Jackson Health to open urgent care centers in South Beach, Cutler Bay

Jackson Health System, Miami-Dade’s taxpayer-supported hospital network, announced plans on Monday to open urgent care centers in South Beach and Cutler Bay.
Jackson Health System, Miami-Dade’s taxpayer-supported hospital network, announced plans on Monday to open urgent care centers in South Beach and Cutler Bay. el Nuevo Herald

Fulfilling a public pledge to extend the reach of Miami-Dade’s taxpayer-supported hospital network into new areas of the county, Jackson Health System officials on Tuesday announced plans to open urgent care centers in South Beach and Cutler Bay next year.

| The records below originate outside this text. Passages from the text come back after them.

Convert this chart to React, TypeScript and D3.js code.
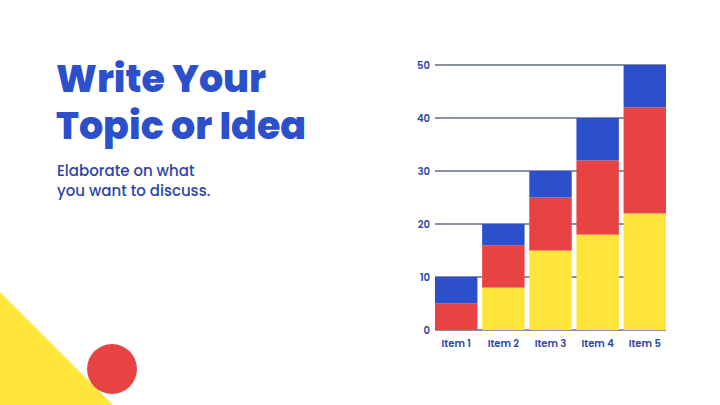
import React, { useEffect, useRef } from 'react';
import * as d3 from 'd3';

const categories = ['Item 1', 'Item 2', 'Item 3', 'Item 4', 'Item 5'];
const seriesNames = ['Series 1', 'Series 2', 'Series 3'];
const series1 = [0, 8, 15, 18, 22];
const series2 = [5, 8, 10, 14, 20];
const series3 = [5, 4, 5, 8, 8];
const yTicks = [0, 10, 20, 30, 40, 50];

const colors = ['#ffe53b', '#e84343', '#2c4fcb'];

const App: React.FC = () => {
  const ref = useRef<SVGSVGElement | null>(null);

  useEffect(() => {
    const svg = d3.select(ref.current);
    const width = 720;
    const height = 405;
    svg.selectAll('*').remove();
    svg.attr('width', width).attr('height', height).attr('viewBox', `0 0 ${width} ${height}`);

    svg.append('rect').attr('width', width).attr('height', height).attr('fill', '#ffffff');

    // decorations
    svg.append('path').attr('d', 'M0,292 L113,405 L0,405 Z').attr('fill', colors[0]);
    svg.append('circle').attr('cx', 112).attr('cy', 369).attr('r', 25).attr('fill', colors[1]);

    // title
    const title = svg.append('text')
      .attr('fill', '#2c4fcb')
      .attr('font-family', 'Poppins, "Noto Sans", sans-serif')
      .attr('font-weight', 800)
      .attr('font-size', 38);
    title.append('tspan').attr('x', 56).attr('y', 92).text('Write Your');
    title.append('tspan').attr('x', 56).attr('y', 139).text('Topic or Idea');

    const sub = svg.append('text')
      .attr('fill', '#2e46a8')
      .attr('font-family', 'Poppins, "Noto Sans", sans-serif')
      .attr('font-weight', 500)
      .attr('font-size', 15);
    sub.append('tspan').attr('x', 57).attr('y', 176).text('Elaborate on what');
    sub.append('tspan').attr('x', 57).attr('y', 196).text('you want to discuss.');

    // chart
    const margin = { top: 65, right: 54, bottom: 75, left: 435 };
    const x = d3.scaleBand()
      .domain(categories)
      .range([margin.left, width - margin.right])
      .paddingInner(0.1)
      .paddingOuter(0);
    const y = d3.scaleLinear()
      .domain([0, 50])
      .range([height - margin.bottom, margin.top]);

    const rows = categories.map((c, i) => ({
      category: c,
      'Series 1': series1[i],
      'Series 2': series2[i],
      'Series 3': series3[i],
    }));
    const stacked = d3.stack<any>().keys(seriesNames)(rows);

    const grid = svg.append('g');
    grid.selectAll('line')
      .data(yTicks)
      .join('line')
      .attr('x1', margin.left)
      .attr('x2', width - margin.right)
      .attr('y1', d => y(d))
      .attr('y2', d => y(d))
      .attr('stroke', '#17224f')
      .attr('stroke-width', 1);

    grid.selectAll('text')
      .data(yTicks)
      .join('text')
      .attr('x', margin.left - 5)
      .attr('y', d => y(d))
      .attr('dy', '0.35em')
      .attr('text-anchor', 'end')
      .attr('fill', '#2e46a8')
      .attr('font-family', 'Poppins, "Noto Sans", sans-serif')
      .attr('font-weight', 600)
      .attr('font-size', 10)
      .text(d => d);

    svg.append('g')
      .selectAll('g')
      .data(stacked)
      .join('g')
      .attr('fill', (_d, i) => colors[i])
      .selectAll('rect')
      .data(d => d)
      .join('rect')
      .attr('x', d => x(d.data.category) as number)
      .attr('y', d => y(d[1]))
      .attr('height', d => y(d[0]) - y(d[1]))
      .attr('width', x.bandwidth());

    svg.append('g')
      .selectAll('text')
      .data(categories)
      .join('text')
      .attr('x', d => (x(d) as number) + x.bandwidth() / 2)
      .attr('y', height - margin.bottom + 17)
      .attr('text-anchor', 'middle')
      .attr('fill', '#2e46a8')
      .attr('font-family', 'Poppins, "Noto Sans", sans-serif')
      .attr('font-weight', 600)
      .attr('font-size', 10)
      .text(d => d);
  }, []);

  return (
    <svg ref={ref} style={{ position: 'absolute', left: 0, top: 0, display: 'block' }}></svg>
  );
};

export default App;
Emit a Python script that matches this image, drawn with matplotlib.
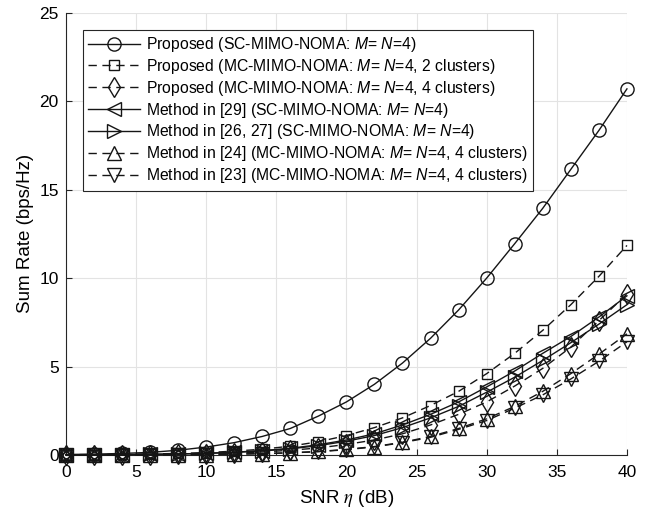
import matplotlib
matplotlib.use('Agg')
import matplotlib.pyplot as plt

plt.rcParams['font.family'] = ['Liberation Sans', 'DejaVu Sans']
plt.rcParams['mathtext.fontset'] = 'custom'
plt.rcParams['mathtext.it'] = 'Liberation Sans:italic'
plt.rcParams['mathtext.rm'] = 'Liberation Sans'

# dados
snr = [0, 2, 4, 6, 8, 10, 12, 14, 16, 18, 20, 22, 24, 26, 28, 30, 32, 34, 36, 38, 40]

prop_sc = [0.03, 0.05, 0.09, 0.15, 0.27, 0.45, 0.7, 1.05, 1.5, 2.2, 3.0,
           4.0, 5.2, 6.6, 8.2, 10.0, 11.95, 13.95, 16.15, 18.35, 20.7]
prop_mc2 = [0.02, 0.03, 0.04, 0.06, 0.09, 0.14, 0.22, 0.33, 0.5, 0.75, 1.1,
            1.55, 2.1, 2.8, 3.6, 4.6, 5.75, 7.05, 8.5, 10.1, 11.85]
prop_mc4 = [0.01, 0.01, 0.02, 0.03, 0.04, 0.07, 0.11, 0.17, 0.27, 0.4, 0.6,
            0.85, 1.2, 1.7, 2.3, 3.0, 3.9, 4.9, 6.1, 7.6, 9.1]
met29 = [0.01, 0.01, 0.02, 0.04, 0.06, 0.1, 0.16, 0.25, 0.38, 0.58, 0.85,
         1.2, 1.7, 2.3, 3.0, 3.85, 4.75, 5.75, 6.7, 7.8, 9.0]
met2627 = [0.01, 0.01, 0.02, 0.04, 0.06, 0.09, 0.15, 0.23, 0.35, 0.53, 0.78,
           1.1, 1.55, 2.1, 2.75, 3.55, 4.4, 5.35, 6.35, 7.4, 8.5]
met24 = [0.01, 0.01, 0.01, 0.02, 0.02, 0.03, 0.05, 0.08, 0.13, 0.2, 0.32,
         0.48, 0.72, 1.05, 1.5, 2.05, 2.75, 3.6, 4.6, 5.7, 6.85]
met23 = [0.01, 0.01, 0.01, 0.02, 0.02, 0.03, 0.05, 0.08, 0.12, 0.19, 0.3,
         0.46, 0.7, 1.0, 1.45, 1.95, 2.65, 3.4, 4.3, 5.3, 6.4]

rotulos = [r'Proposed (SC-MIMO-NOMA: $M$= $N$=4)',
           r'Proposed (MC-MIMO-NOMA: $M$= $N$=4, 2 clusters)',
           r'Proposed (MC-MIMO-NOMA: $M$= $N$=4, 4 clusters)',
           r'Method in [29] (SC-MIMO-NOMA: $M$= $N$=4)',
           r'Method in [26, 27] (SC-MIMO-NOMA: $M$= $N$=4)',
           r'Method in [24] (MC-MIMO-NOMA: $M$= $N$=4, 4 clusters)',
           r'Method in [23] (MC-MIMO-NOMA: $M$= $N$=4, 4 clusters)']

series = [prop_sc, prop_mc2, prop_mc4, met29, met2627, met24, met23]
marcadores = ['o', 's', 'd', '<', '>', '^', 'v']
estilos = ['-', '--', '--', '-', '-', '--', '--']
tamanhos = [9.5, 7.5, 10.5, 9.5, 9.5, 9.5, 9.5]

fig = plt.figure(figsize=(6.45, 5.13), dpi=100)
ax = fig.add_axes([0.102, 0.113, 0.870, 0.862])

for y, m, ls, ms, lab in zip(series, marcadores, estilos, tamanhos, rotulos):
    ax.plot(snr, y, color='#151515', linestyle=ls, marker=m, markersize=ms,
            markerfacecolor='none', markeredgewidth=1.0, linewidth=1.0,
            dashes=(6, 4) if ls == '--' else (None, None), label=lab,
            clip_on=False, zorder=3)

ax.set_xlim(0, 40)
ax.set_ylim(0, 25)
ax.set_xticks(range(0, 41, 5))
ax.set_yticks(range(0, 26, 5))
ax.grid(True, color='#e3e3e3', linewidth=0.8)
ax.set_axisbelow(True)
ax.tick_params(direction='in', labelsize=12.5, length=4, color='#262626')
ax.tick_params(axis='x', pad=7)
ax.tick_params(axis='y', pad=5)
ax.spines['top'].set_visible(False)
ax.spines['right'].set_visible(False)
for s in ['left', 'bottom']:
    ax.spines[s].set_color('#262626')
    ax.spines[s].set_linewidth(0.8)

ax.set_xlabel(r'SNR $\eta$ (dB)', fontsize=13.5, math_fontfamily='stix', labelpad=6)
ax.set_ylabel('Sum Rate (bps/Hz)', fontsize=13.5, labelpad=4)

leg = ax.legend(loc='upper left', fontsize=11.3, frameon=True, fancybox=False,
                edgecolor='#262626', framealpha=1, handlelength=3.3,
                borderpad=0.35, labelspacing=0.18, handletextpad=0.4,
                borderaxespad=0, bbox_to_anchor=(0.03, 0.962))
leg.get_frame().set_linewidth(0.8)
leg.set_zorder(5)

fig.savefig('out.png', dpi=100)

The two urgent care centers will be in addition to two others previously announced for North Miami and Country Walk. Jackson also has proposed a medical complex in Doral that will include a stand-alone emergency room, pediatric pavilion, physician offices and a 100-bed hospital.

The South Beach center will be located on Fifth Street between Euclid and Washington Avenues — and joins a growing number of medical facilities already there or planned for the near future, including Medigo Urgent Care on Alton Road and 13th Street, MinuteClinic inside the CVS on Lincoln Road and a new facility proposed by Baptist Health South Florida for Alton Road and Seventh Street.

The Cutler Bay location at 18910 South Dixie Highway will mark Jackson’s southernmost outpatient facility in Miami-Dade.

Both sites will be leased, though Jackson CEO Carlos Migoya did not disclose the financial details of the agreements in a memo to Miami-Dade commissioners announcing the site selections. Migoya noted that “we have negotiated competitive leases” for the two centers.

The two new sites still require approval from Public Health Trust that governs Jackson, set to meet Aug. 31. If approved, the centers would open in about 12 months, according to Migoya’s memo. Lease expenses would be funded from Jackson’s operating budget. Construction and improvements will be funded through the so-called Miracle Bond Program, which includes about $830 million in taxpayer funds approved by county voters in November 2013.

Migoya reported in the memo that initial projections for each site are “substantially lower” than the estimated $8.3 million budgeted for the two urgent care centers.

The centers will have extended hours and walk-in care, but Migoya declined to divulge other operational plans “in order to maintain a competitive advantage.”